フィリップ・セレイス・ド・ロスシルドは1963年、フィリピーヌ・ド・ロスシルド夫人(1933年-2014年)と著名俳優ジャック・セレイス氏の長男として生を受けました。母上のご逝去後、バロン・フィリップ・ド・ロスシルド社の監査役会会長に就任。2018年以降は社長兼CEO(最高経営責任者)を務めています。バロン・フィリップ・ド・ロスシルド社はAOCボルドーワインの輸出販売業務におけるリーダー企業であり、特に業界トップクラスのブランドワイン「ムートン・カデ」の生産・販売で知られています。また、姉カミーユ・セレイス・ド・ロスシルドおよび弟ジュリアン・ド・ボーマルシェ・ド・ロスシルドと共同で、ポイヤックの格付グラン・クリュ3軒(シャトー・ムートン・ロスチャイルド、シャトー・ダルマイヤック、シャトー・クレール・ミロン)およびドメーヌ・ド・バロナークを所有しています。
ボルドー高等商業学校を修了後、1991年にはハーバード・ビジネス・スクールでMBAを取得。
ニューヨークの投資銀行ラザードのM&A部門アナリストとして2年間、RJR Nabisco社のLBOファイナンスを担当するなど、大規模オペレーションを経験。その後、水道事業会社Compagnie Générale des Eaux(CGE/現Vivendi社)に管理職として転職し、英国やイタリア、台湾にて同社が進める環境保全プロジェクトの管理・遂行に携わりました。
1995年から1998年までは環境・エネルギー運営を専門とするCGE社のイタリア子会社へ移り、経理財務部長(CFO)として活躍します。
1998年にCGE/Vivendi社を退職後、マーケット分析ソフト開発を事業とするフランス企業SLP Infoware社の経理財務部長(CFO)、のちに最高経営責任者(CEO)を2003年まで務めます。同社をGemplusグループに売却後、同社を辞職し、2004年から2010年までNatixis Investissement社、続いてNEM Partners社にて管理職として活躍。いずれもNatixis Private Equity社の投資ファンドで、この時代、フィリップ・セレイス・ド・ロスシルドは、Newrest社(航空ケータリング)およびSaverglass社(高級ボトル製造)など、多数企業に対して投資を行なっています。
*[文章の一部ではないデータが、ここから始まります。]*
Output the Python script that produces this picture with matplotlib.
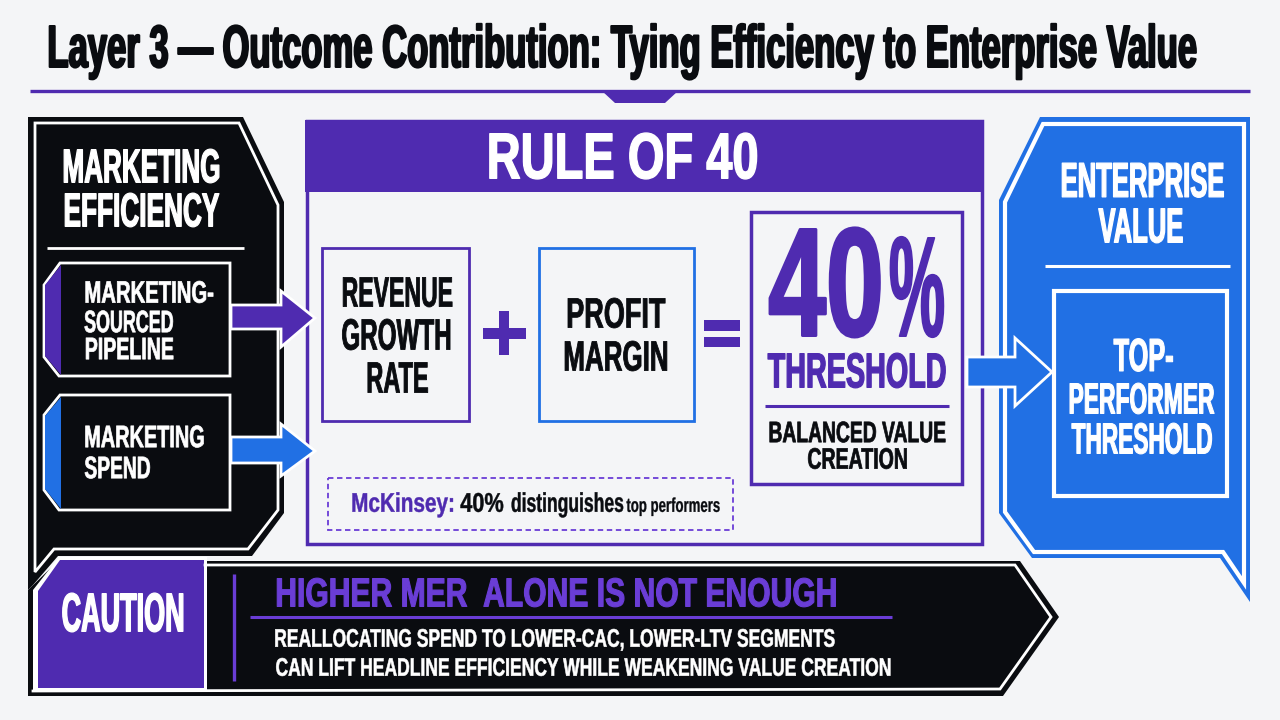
import matplotlib
matplotlib.use("Agg")
import matplotlib.pyplot as plt
from matplotlib.patches import Polygon, Rectangle
from matplotlib.patheffects import AbstractPathEffect
from matplotlib.transforms import Affine2D

BG = "#f4f5f7"
PURPLE = "#4f2bb0"
VIOLET = "#6a3dd6"
BLUE = "#2170e4"
BLACK = "#0a0c10"
WHITE = "#ffffff"

title = "Layer 3 — Outcome Contribution: Tying Efficiency to Enterprise Value"
left_head = ["MARKETING", "EFFICIENCY"]
pipeline = ["MARKETING-", "SOURCED", "PIPELINE"]
spend = ["MARKETING", "SPEND"]
rule_head = "RULE OF 40"
revenue = ["REVENUE", "GROWTH", "RATE"]
profit = ["PROFIT", "MARGIN"]
big_value = ["40", "%"]
threshold = "THRESHOLD"
balanced = ["BALANCED VALUE", "CREATION"]
note = ["McKinsey:", "40%", "distinguishes", "top performers"]
right_head = ["ENTERPRISE", "VALUE"]
top_perf = ["TOP-", "PERFORMER", "THRESHOLD"]
caution = "CAUTION"
caution_head = "HIGHER MER  ALONE IS NOT ENOUGH"
caution_body = ["REALLOCATING SPEND TO LOWER-CAC, LOWER-LTV SEGMENTS",
                "CAN LIFT HEADLINE EFFICIENCY WHILE WEAKENING VALUE CREATION"]

fig = plt.figure(figsize=(12.8, 7.2), dpi=100, facecolor=BG)
ax = fig.add_axes([0, 0, 1, 1])
ax.set_xlim(0, 1280)
ax.set_ylim(720, 0)
ax.axis("off")
CAP = 0.688  # cap height of Liberation Sans, in em


# stretches a text upward from its baseline, the fonts here have no condensed cut
class Stretch(AbstractPathEffect):
    def __init__(self, sy, py, lw):
        super().__init__()
        self.sy, self.py, self.lw = sy, py, lw

    def draw_path(self, renderer, gc, tpath, affine, rgbFace=None):
        t = affine + Affine2D().translate(0, -self.py).scale(1, self.sy).translate(0, self.py)
        gc0 = renderer.new_gc()
        gc0.copy_properties(gc)
        gc0.set_linewidth(self.lw)
        gc0.set_foreground(rgbFace)
        renderer.draw_path(gc0, tpath, t, rgbFace)
        gc0.restore()


def label(s, x0, x1, yc, cap, color=WHITE, lw=0.6):
    stroke = lw * 100 / 72
    base = yc + cap / 2 - stroke / 2
    t = ax.text((x0 + x1) / 2, base, s, color=color, fontsize=20, ha="center",
                va="baseline", family="Liberation Sans", weight="bold")
    w = t.get_window_extent(fig.canvas.get_renderer()).width
    size = 20 * (x1 - x0 - stroke) / w
    t.set_fontsize(size)
    sy = (cap - stroke) / (CAP * size * 100 / 72)
    t.set_path_effects([Stretch(sy, 720 - base, lw)])
    return t


def poly(pts, fc, ec="none", lw=0):
    ax.add_patch(Polygon(pts, closed=True, fc=fc, ec=ec, lw=lw, joinstyle="miter"))


def box(x0, y0, x1, y1, ec, lw, ls="-"):
    ax.add_patch(Rectangle((x0, y0), x1 - x0, y1 - y0, fc="none", ec=ec, lw=lw, ls=ls, joinstyle="miter"))


def block(x0, y0, x1, y1, color):
    ax.add_patch(Rectangle((x0, y0), x1 - x0, y1 - y0, fc=color, ec="none"))


def hline(x0, x1, y, color, lw):
    ax.plot([x0, x1], [y, y], color=color, lw=lw, solid_capstyle="butt")


# title and rule
label(title, 47, 1198, 46.5, 43, BLACK, lw=1.5)
hline(30, 1250, 91, PURPLE, 2.4)
poly([(602, 91), (678, 91), (665, 103), (615, 103)], PURPLE)

# left panel
poly([(28, 117), (243, 117), (284, 202), (284, 513), (252, 556), (58, 556), (33, 585), (28, 590)], BLACK)
poly([(35, 123), (239, 123), (278, 205), (278, 510), (248, 549), (54, 549), (35, 572)], "none", WHITE, 2)
label(left_head[0], 62, 221, 166, 34, lw=0.9)
label(left_head[1], 63, 220, 210, 34, lw=0.9)
hline(47, 244, 248, WHITE, 2)

poly([(60, 263), (230, 263), (230, 376), (59, 376), (44, 357), (44, 285)], BLACK, WHITE, 2)
poly([(61, 265), (45, 285), (45, 356), (61, 375)], PURPLE)
label(pipeline[0], 84, 214, 292, 22, lw=0.5)
label(pipeline[1], 84, 174, 321.5, 22, lw=0.5)
label(pipeline[2], 84, 174, 348.5, 22, lw=0.5)

poly([(60, 395), (230, 395), (230, 510), (59, 510), (44, 490), (44, 415)], BLACK, WHITE, 2)
poly([(61, 397), (45, 416), (45, 489), (61, 509)], BLUE)
label(spend[0], 84, 205, 436.5, 22, lw=0.5)
label(spend[1], 84, 151, 467.5, 22, lw=0.5)

# rule of 40 panel
box(307, 121, 982, 544, PURPLE, 2.5)
block(305, 120, 984, 192, PURPLE)
label(rule_head, 486, 759, 156, 46, lw=1.0)

# arrows out of the left panel
poly([(231, 305), (281, 305), (281, 291), (315, 318), (281, 347), (281, 329), (231, 329)], PURPLE, WHITE, 2)
poly([(231, 437), (281, 437), (281, 424), (315, 451), (281, 476), (281, 463), (231, 463)], BLUE, WHITE, 2)

box(322, 248, 469, 421, PURPLE, 2)
label(revenue[0], 341, 453, 292, 30, BLACK, lw=0.6)
label(revenue[1], 341, 452, 334.5, 31, BLACK, lw=0.6)
label(revenue[2], 366, 429, 377.5, 31, BLACK, lw=0.6)
block(483, 328, 526, 339, PURPLE)
block(499, 311, 509, 355, PURPLE)

box(539, 248, 694, 421, BLUE, 2)
label(profit[0], 566, 666, 313, 30, BLACK, lw=0.6)
label(profit[1], 563, 669, 356, 30, BLACK, lw=0.6)
block(704, 320, 740, 331, PURPLE)
block(704, 337, 740, 347, PURPLE)

box(751, 212, 962, 484, PURPLE, 2.5)
label(big_value[0], 767, 885, 282.5, 109, PURPLE, lw=2.0)
label(big_value[1], 888, 946, 287, 100, PURPLE, lw=1.2)
label(threshold, 767, 947, 370.5, 35, PURPLE, lw=0.9)
hline(765, 949, 406, PURPLE, 2.2)
label(balanced[0], 768, 946, 432, 21, BLACK, lw=0.5)
label(balanced[1], 807, 908, 458.5, 21, BLACK, lw=0.5)

box(328, 478, 733, 530, VIOLET, 1.3, ls=(0, (3, 2)))
label(note[0], 351, 455, 502.5, 19, PURPLE, lw=0.3)
label(note[1], 460, 504, 502.5, 19, BLACK, lw=0.3)
label(note[2], 511, 624, 502.5, 19, BLACK, lw=0.3)
label(note[3], 626, 720, 505, 14, BLACK, lw=0.2)

# enterprise panel
poly([(1040, 117), (1250, 117), (1250, 602), (1220, 558), (1032, 558), (999, 513), (999, 200)], BLUE)
poly([(1043, 124), (1244, 124), (1244, 583), (1223, 552), (1034, 552), (1005, 512), (1005, 202)], "none", WHITE, 3)
label(right_head[0], 1060, 1225, 180, 35, lw=0.9)
label(right_head[1], 1098, 1184, 225.5, 35, lw=0.9)
hline(1045, 1230, 266, WHITE, 2.2)
box(1054, 291, 1227, 496, WHITE, 3)
label(top_perf[0], 1113, 1174, 355, 33, lw=0.8)
label(top_perf[1], 1068, 1215, 398.5, 31, lw=0.8)
label(top_perf[2], 1071, 1213, 438.5, 31, lw=0.8)
poly([(967, 357), (1015, 357), (1015, 338), (1052, 372), (1015, 406), (1015, 387), (967, 387)], BLUE, WHITE, 2)

# caution bar
poly([(28, 696), (1003, 696), (1059, 617), (1020, 561), (58, 561), (28, 590)], BLACK)
ax.plot([205, 1015, 1051, 1000, 33], [565, 565, 617, 689, 691], color=WHITE, lw=2, solid_joinstyle="miter")
poly([(33, 692), (33, 590), (59, 557), (207, 557), (207, 692)], WHITE)
poly([(38, 688), (38, 591), (60, 560), (204, 560), (204, 688)], PURPLE)
label(caution, 61, 185, 612.5, 39, lw=1.0)
ax.plot([234, 234], [574, 681], color=VIOLET, lw=2.4, solid_capstyle="butt")
label(caution_head, 275, 838, 592.5, 29, VIOLET, lw=0.8)
hline(250, 892, 617, VIOLET, 2.2)
label(caution_body[0], 274, 835, 638, 18, lw=0.4)
label(caution_body[1], 274, 890, 667, 18, lw=0.4)

fig.savefig("out.png", dpi=100, facecolor=BG)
また、2005年に初回収穫を実施し、2010年には全世界に向けた販売をスタートさせたシャンパーニュ・バロン・ド・ロスチャイルドの事業においても、フィリップ・セレイス・ド・ロスシルドは組織運営のトップとして事業を牽引する存在であり、株主である一族メンバーの代表を務めています。
2011年からは、私学教育・知育教育および通信教育を専門とするAlma Learningグループの共同創業者となり、同グループの株主兼監査役会メンバーに就任。Alma Learningは現在、私立校Cours Hattemer、Hattemer Academy、Cours Legendre、Cours Saint Anne、Euro Formadisの筆頭株主です。なお、同年、新テクノロジー分野に特化した投資ファンドJolt Capitalを創業しています。
2015年、母上が残された功績に敬意を表して、フィリピーヌ・ド・ロスシルド基金を姉弟と共に設立。2017年1月からは同基金の理事長を務めています。また、フィリップ・セレイス・ド・ロスシルドは2018年、バロン・フィリップ・ド・ロスチャイルド社の社長兼CEO(最高経営責任者)に就任しています。
プライベートでは、3人の子供たち(レオノール、マチルド、ナタン)の父親です。